For definition of Groups, see Preamble Evaluation.
VOL.: 84 (2004) (p. 295)
5. Summary of Data Reported and Evaluation
5.1 Exposure data
Chloramine, formed by the reaction of ammonia with chlorine, is increasingly being used in the disinfection of drinking-water. Monochloramine, dichloramine and trichloramine are in equilibrium, with monochloramine predominating. Exposure to milligram-per-litre levels occurs through ingestion of chloraminated water. Chloramines are also formed in swimming pools from the reaction of chlorine with nitrogen-containing contaminants, and trichloramine has been measured in swimming-pool air. Chloramine generated in situ is also used as an intermediate in the production of hydrazines, organic amines and other industrial chemicals.
5.2 Human carcinogenicity data
Several studies were identified that analysed risk with respect to one or more measures of exposure to complex mixtures of disinfection by-products that are found in most chlorinated and chloraminated drinking-water. No data specifically on chloramine were available to the Working Group.
5.3 Animal carcinogenicity data
Chloraminated drinking-water (predominantly in the form of monochloramine) was tested for carcinogenicity by oral administration in female and male mice and rats without demonstrating clear evidence of carcinogenic activity. In carcinogen-initiated rats, chloramine generated by ammonium acetate (in feed) and sodium hypochlorite (in drinking-water) promoted stomach cancer.
5.4 Other relevant data
36Cl-Labelled chloramine is readily absorbed after oral administration to rats. About 25% of the administered radioactivity is excreted in the urine over 120 h.

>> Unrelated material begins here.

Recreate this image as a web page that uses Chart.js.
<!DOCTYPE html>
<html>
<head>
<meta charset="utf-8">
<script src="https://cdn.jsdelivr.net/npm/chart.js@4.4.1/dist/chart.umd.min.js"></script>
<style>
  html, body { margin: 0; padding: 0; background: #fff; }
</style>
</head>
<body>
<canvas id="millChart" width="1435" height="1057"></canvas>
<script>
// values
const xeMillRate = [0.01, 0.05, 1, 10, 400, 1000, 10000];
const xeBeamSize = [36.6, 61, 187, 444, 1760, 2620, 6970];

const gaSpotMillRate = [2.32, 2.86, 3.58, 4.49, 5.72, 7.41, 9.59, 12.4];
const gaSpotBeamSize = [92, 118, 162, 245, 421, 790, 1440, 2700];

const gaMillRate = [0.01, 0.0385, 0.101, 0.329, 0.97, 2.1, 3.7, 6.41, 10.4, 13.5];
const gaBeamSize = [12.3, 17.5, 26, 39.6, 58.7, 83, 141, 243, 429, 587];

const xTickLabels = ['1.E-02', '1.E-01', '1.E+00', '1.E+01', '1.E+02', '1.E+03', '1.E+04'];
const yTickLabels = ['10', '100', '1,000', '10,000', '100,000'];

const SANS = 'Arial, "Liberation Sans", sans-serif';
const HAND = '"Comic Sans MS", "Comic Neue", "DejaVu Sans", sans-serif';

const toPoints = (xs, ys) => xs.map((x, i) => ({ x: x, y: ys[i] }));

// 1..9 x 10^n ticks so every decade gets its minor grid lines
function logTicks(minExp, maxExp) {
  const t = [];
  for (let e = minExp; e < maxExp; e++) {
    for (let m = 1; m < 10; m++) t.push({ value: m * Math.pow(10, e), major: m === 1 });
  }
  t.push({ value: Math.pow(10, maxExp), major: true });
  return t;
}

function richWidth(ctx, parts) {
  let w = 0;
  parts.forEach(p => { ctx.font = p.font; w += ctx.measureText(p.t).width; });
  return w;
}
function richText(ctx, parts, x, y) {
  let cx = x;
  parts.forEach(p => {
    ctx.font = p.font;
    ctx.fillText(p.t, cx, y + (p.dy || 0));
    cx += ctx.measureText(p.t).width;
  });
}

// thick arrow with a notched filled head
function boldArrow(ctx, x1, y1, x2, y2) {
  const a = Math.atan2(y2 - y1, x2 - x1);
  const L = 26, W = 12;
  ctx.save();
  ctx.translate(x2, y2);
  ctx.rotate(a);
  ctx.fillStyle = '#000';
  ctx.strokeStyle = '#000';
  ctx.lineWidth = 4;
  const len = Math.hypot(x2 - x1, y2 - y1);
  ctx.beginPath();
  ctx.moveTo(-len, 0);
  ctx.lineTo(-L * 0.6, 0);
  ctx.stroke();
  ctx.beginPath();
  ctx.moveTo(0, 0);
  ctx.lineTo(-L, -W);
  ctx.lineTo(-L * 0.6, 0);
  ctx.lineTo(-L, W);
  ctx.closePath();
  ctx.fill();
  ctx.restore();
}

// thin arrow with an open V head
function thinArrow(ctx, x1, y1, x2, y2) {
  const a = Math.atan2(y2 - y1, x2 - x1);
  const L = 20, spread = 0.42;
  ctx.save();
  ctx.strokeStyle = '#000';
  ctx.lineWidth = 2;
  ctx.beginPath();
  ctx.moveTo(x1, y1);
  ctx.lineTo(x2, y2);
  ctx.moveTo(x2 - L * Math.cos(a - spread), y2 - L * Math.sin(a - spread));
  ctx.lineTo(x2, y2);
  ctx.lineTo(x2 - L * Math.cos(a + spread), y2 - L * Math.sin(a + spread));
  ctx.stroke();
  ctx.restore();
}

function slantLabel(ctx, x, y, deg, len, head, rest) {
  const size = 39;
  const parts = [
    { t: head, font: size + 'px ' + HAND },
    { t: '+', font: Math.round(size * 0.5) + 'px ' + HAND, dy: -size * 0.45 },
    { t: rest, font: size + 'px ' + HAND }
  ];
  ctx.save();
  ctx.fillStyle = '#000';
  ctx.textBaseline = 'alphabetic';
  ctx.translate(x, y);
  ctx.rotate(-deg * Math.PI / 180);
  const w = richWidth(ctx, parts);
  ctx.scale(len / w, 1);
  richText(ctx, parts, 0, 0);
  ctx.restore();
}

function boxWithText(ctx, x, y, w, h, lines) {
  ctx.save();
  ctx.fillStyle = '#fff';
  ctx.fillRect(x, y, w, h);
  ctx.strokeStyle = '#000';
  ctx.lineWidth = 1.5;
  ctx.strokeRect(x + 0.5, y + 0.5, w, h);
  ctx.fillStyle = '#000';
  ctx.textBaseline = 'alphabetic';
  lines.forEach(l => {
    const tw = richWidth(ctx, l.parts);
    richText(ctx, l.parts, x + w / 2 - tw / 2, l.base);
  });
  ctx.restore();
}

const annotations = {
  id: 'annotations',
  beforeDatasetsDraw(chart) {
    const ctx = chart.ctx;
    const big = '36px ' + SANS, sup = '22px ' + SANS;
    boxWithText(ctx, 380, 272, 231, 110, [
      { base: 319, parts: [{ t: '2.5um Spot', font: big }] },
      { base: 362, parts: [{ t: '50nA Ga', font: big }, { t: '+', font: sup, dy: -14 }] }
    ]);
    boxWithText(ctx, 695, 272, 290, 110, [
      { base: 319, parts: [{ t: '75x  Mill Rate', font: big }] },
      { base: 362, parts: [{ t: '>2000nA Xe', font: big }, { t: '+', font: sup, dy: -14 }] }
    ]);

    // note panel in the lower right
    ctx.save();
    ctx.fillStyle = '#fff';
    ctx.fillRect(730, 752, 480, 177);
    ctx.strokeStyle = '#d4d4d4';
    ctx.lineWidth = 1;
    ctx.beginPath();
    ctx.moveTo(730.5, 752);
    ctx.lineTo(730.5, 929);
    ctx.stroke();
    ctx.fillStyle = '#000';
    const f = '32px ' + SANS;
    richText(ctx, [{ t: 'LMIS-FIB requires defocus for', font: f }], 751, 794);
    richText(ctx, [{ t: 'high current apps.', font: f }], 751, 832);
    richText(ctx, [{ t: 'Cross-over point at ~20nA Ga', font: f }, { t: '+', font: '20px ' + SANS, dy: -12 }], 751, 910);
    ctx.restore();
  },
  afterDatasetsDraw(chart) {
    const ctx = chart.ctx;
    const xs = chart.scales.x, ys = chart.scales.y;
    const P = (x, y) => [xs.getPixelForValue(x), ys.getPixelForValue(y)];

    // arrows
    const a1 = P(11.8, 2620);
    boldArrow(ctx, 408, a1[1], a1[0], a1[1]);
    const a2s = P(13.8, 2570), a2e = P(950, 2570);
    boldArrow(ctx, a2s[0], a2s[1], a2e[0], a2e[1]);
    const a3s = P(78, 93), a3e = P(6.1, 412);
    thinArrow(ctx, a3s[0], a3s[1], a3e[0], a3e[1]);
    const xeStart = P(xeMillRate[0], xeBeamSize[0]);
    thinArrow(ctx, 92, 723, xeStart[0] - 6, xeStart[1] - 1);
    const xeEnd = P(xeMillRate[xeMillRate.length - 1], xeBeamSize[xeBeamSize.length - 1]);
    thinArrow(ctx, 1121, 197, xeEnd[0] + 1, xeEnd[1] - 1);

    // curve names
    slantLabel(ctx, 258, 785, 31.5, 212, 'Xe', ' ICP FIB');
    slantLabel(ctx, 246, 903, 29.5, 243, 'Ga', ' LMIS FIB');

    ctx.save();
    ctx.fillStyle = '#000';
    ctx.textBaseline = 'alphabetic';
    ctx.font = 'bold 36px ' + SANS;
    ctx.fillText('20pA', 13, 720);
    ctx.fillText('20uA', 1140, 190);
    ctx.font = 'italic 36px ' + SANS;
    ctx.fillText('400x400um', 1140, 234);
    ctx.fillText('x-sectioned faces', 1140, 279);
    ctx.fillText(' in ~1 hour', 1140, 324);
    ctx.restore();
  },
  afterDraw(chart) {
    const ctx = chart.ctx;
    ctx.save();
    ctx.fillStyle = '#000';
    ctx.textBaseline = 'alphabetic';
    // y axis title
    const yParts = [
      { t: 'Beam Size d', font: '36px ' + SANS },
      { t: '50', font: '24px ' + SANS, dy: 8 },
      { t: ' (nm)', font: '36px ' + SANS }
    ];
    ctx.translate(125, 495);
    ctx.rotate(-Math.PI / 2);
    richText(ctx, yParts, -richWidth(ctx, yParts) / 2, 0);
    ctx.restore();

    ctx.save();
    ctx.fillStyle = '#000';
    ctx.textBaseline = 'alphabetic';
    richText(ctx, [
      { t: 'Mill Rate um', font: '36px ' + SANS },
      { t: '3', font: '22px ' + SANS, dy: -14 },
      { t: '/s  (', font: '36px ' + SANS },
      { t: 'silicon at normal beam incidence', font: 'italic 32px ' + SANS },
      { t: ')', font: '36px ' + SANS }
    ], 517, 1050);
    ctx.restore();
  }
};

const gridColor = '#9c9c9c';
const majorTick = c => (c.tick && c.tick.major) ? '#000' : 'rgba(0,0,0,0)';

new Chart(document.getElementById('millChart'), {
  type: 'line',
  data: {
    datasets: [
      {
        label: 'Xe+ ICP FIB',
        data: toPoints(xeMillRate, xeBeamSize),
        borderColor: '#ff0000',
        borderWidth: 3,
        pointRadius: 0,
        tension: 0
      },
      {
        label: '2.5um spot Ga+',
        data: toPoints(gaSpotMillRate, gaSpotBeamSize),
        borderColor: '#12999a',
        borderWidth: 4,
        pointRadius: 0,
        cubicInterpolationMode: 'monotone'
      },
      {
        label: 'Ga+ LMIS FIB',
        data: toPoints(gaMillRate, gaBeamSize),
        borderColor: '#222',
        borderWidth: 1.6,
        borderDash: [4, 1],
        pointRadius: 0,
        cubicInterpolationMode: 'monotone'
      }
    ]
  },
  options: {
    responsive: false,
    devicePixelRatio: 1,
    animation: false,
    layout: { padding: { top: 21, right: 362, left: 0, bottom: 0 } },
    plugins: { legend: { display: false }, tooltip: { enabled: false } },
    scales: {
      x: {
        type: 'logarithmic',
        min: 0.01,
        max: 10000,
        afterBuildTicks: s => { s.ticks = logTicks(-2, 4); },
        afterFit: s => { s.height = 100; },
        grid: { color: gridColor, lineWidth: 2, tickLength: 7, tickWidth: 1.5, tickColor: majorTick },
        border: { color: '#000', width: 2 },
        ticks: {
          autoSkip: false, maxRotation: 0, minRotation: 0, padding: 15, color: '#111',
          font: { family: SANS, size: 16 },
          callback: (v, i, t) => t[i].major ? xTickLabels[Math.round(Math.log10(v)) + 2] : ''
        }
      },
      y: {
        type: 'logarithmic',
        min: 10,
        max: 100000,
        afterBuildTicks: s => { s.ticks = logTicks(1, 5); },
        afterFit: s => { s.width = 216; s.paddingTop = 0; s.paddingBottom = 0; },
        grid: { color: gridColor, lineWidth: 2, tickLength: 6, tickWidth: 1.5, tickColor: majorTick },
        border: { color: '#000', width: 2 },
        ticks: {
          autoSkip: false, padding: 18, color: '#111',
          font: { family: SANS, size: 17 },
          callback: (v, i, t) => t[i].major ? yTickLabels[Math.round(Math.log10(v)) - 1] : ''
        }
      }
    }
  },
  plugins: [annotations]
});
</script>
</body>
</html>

Nitrogen trichloride (trichloroamine) is volatilized from food-processing water disinfected with chloramine and from swimming-pool waters disinfected with chlorine, and reacts with ammonia in water to form chloramine. Upon inhalation, it produces lung irritation and may be a cause of occupational asthma. Ingestion of monochloramine produced no clinical abnormalities in male volunteers at concentrations as high as 15 mg/L. No reproductive or developmental effects have been associated with monochloramine.
Chloramine induced single-strand breaks and loss of DNA-transforming activity and was a weak mutagen in Bacillus subtilis. It was not mutagenic to Salmonella typhimurium. In vitro, chloramine caused double-strand DNA breakage in plasmid pUC18, and DNA fragmentation and DNA double-strand breaks as well as chromatin condensation in rabbit gastric mucosal cells and human stomach cancer cells. Monochloramine did not induce micronuclei, chromosomal aberration, aneuploidy or sperm abnormality in mice in vivo, but induced the formation of micronuclei in erythrocytes of newt larvae in vivo.
There is inadequate evidence in humans for the carcinogenicity of chloramine.
There is inadequate evidence in experimental animals for the carcinogenicity of monochloramine.
Chloramine is not classifiable as to its carcinogenicity to humans (Group 3).
For definition of the italicized terms, see Preamble Evaluation.